Disebutkan bahwa telah menceritakan kepada kami Muhammad, telah menceritakan kepada kami Muhammad ibnul Musaffa, telah menceritakan kepada kami Baqiyyah ibnul Walid, dari Maslamah ibnu Ali, dari Sa'id ibnu Abu Ayyub, dari Al-Haris ibnu Yazid, dari Ali ibnu Rabbah yang mengatakan bahwa ia pernah mendengar Atabah ibnul Munzir As-Sulami menceritakan, "Ketika kami berada di rumah Rasulullah Saw. yang saat itu beliau sedang membaca surat Ta Sin Mim (surat Al-Qashash), dan ketika bacaan beliau Saw. sampai di kisah Musa, maka beliau bersabda: 'Sesungguhnya Musa menjual jasanya selama delapan atau sepuluh tahun dengan imbalan pemeliharaan kemaluannya (kawin) dan kebutuhan makannya'.”

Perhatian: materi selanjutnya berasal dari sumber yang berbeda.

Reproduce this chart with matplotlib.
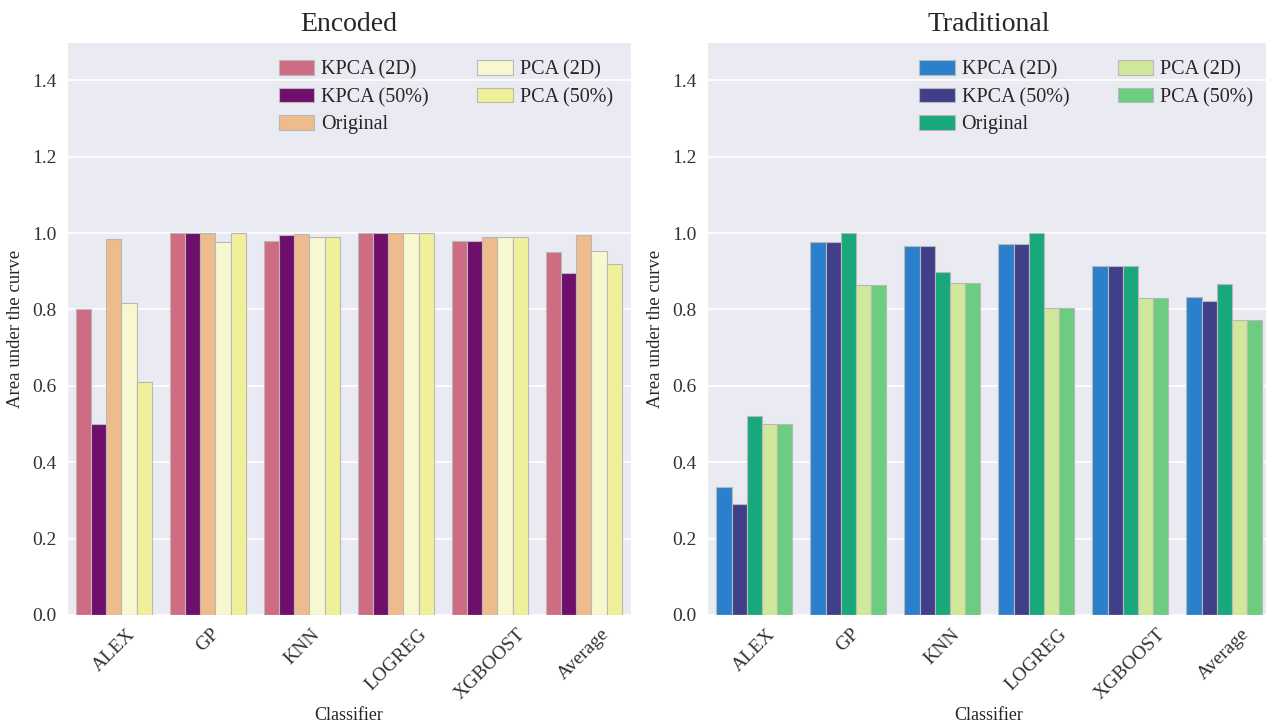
import matplotlib
matplotlib.use("Agg")
import matplotlib.pyplot as plt
import numpy as np
import seaborn as sns

sns.set_style("darkgrid")
plt.rcParams["font.family"] = ["Liberation Serif", "DejaVu Serif"]

classifiers = ["ALEX", "GP", "KNN", "LOGREG", "XGBOOST", "Average"]
methods = ["KPCA (2D)", "KPCA (50%)", "Original", "PCA (2D)", "PCA (50%)"]

# Area under the curve, encoded features
enc_kpca_2d = [0.800, 1.000, 0.978, 1.000, 0.978, 0.951]
enc_kpca_50 = [0.500, 1.000, 0.995, 1.000, 0.978, 0.895]
enc_original = [0.984, 1.000, 0.998, 1.000, 0.990, 0.994]
enc_pca_2d = [0.816, 0.976, 0.989, 1.000, 0.990, 0.954]
enc_pca_50 = [0.610, 1.000, 0.989, 1.000, 0.990, 0.918]

# Area under the curve, traditional features
trad_kpca_2d = [0.336, 0.976, 0.965, 0.970, 0.913, 0.832]
trad_kpca_50 = [0.291, 0.976, 0.965, 0.970, 0.913, 0.823]
trad_original = [0.521, 1.000, 0.899, 1.000, 0.913, 0.866]
trad_pca_2d = [0.499, 0.865, 0.869, 0.805, 0.829, 0.773]
trad_pca_50 = [0.499, 0.865, 0.869, 0.805, 0.829, 0.773]

enc_colors = ["#cf6c84", "#6e106b", "#eebc8c", "#f7f7d0", "#f0f09a"]
trad_colors = ["#2a80cc", "#40408a", "#18a87c", "#d0e89a", "#6ccc80"]

fig = plt.figure(figsize=(12.66, 7.22), dpi=100)
ax1 = fig.add_axes([0.0529, 0.1482, 0.4455, 0.7936])
ax2 = fig.add_axes([0.5585, 0.1482, 0.4455, 0.7936])


def draw(ax, series, colors, title):
    x = np.arange(len(classifiers))
    n = len(series)
    width = 0.8 / n
    for i, (vals, col, lab) in enumerate(zip(series, colors, methods)):
        ax.bar(x - 0.4 + width * (i + 0.5), vals, width, color=col,
               edgecolor="#b8b8b8", linewidth=0.8, label=lab)
    ax.set_xlim(-0.5, len(classifiers) - 0.5)
    ax.set_ylim(0, 1.5)
    ax.grid(axis="x", visible=False)
    ax.grid(axis="y", color="white", linewidth=1.2)
    ax.set_yticks(np.arange(0, 1.41, 0.2))
    ax.set_yticklabels([f"{v:.1f}" for v in np.arange(0, 1.41, 0.2)], fontsize=14)
    ax.set_xticks(x)
    ax.set_xticklabels(classifiers, rotation=45, fontsize=14)
    ax.tick_params(axis="both", colors="#333333", pad=4)
    ax.set_xlabel("Classifier", fontsize=13, labelpad=3)
    ax.set_ylabel("Area under the curve", fontsize=13.5, labelpad=6)
    ax.set_title(title, fontsize=20, pad=8)
    ax.legend(ncol=2, loc="upper right", frameon=False, fontsize=14.5,
              handlelength=1.75, handleheight=0.75, handletextpad=0.35,
              columnspacing=2.4, labelspacing=0.4, borderaxespad=0.5)


draw(ax1, [enc_kpca_2d, enc_kpca_50, enc_original, enc_pca_2d, enc_pca_50],
     enc_colors, "Encoded")
draw(ax2, [trad_kpca_2d, trad_kpca_50, trad_original, trad_pca_2d, trad_pca_50],
     trad_colors, "Traditional")

fig.savefig("out.png", dpi=100)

Hadis bila ditinjau dari segi jalurnya berpredikat lemah, karena Maslamah ibnu Ali Al-Khusyani Ad-Dimasyqi Al-Balati orangnya daif dalam periwayatan hadis menurut para imam ahli hadis. Namun, hadis ini diriwayatkan pula melalui jalur lain, hanya masih disangsikan pula kesahihannya.
Ibnu Abu Hatim mengatakan, telah menceritakan kepada kami Abu Zar'ah, telah menceritakan kepada kami Safwan, telah menceritakan kepada kami Al-Walid, telah menceritakan kepada kami Abdullah ibnu Lahi'ah, dari Al-Haris ibnu Yazid Al-Hadrami, dari Ali ibnu Rabbah Al-Lakhami yang mengatakan bahwa ia pernah mendengar Atabah ibnul Munzir As-Sulami (sahabat Rasulullah Saw.) menceritakan hadis berikut, bahwa Rasulullah Saw. pernah bersabda: Sesungguhnya Musa a.s. menjual jasanya dengan imbalan pemeliharaan kemaluannya (kawin) dan kebutuhan makannya.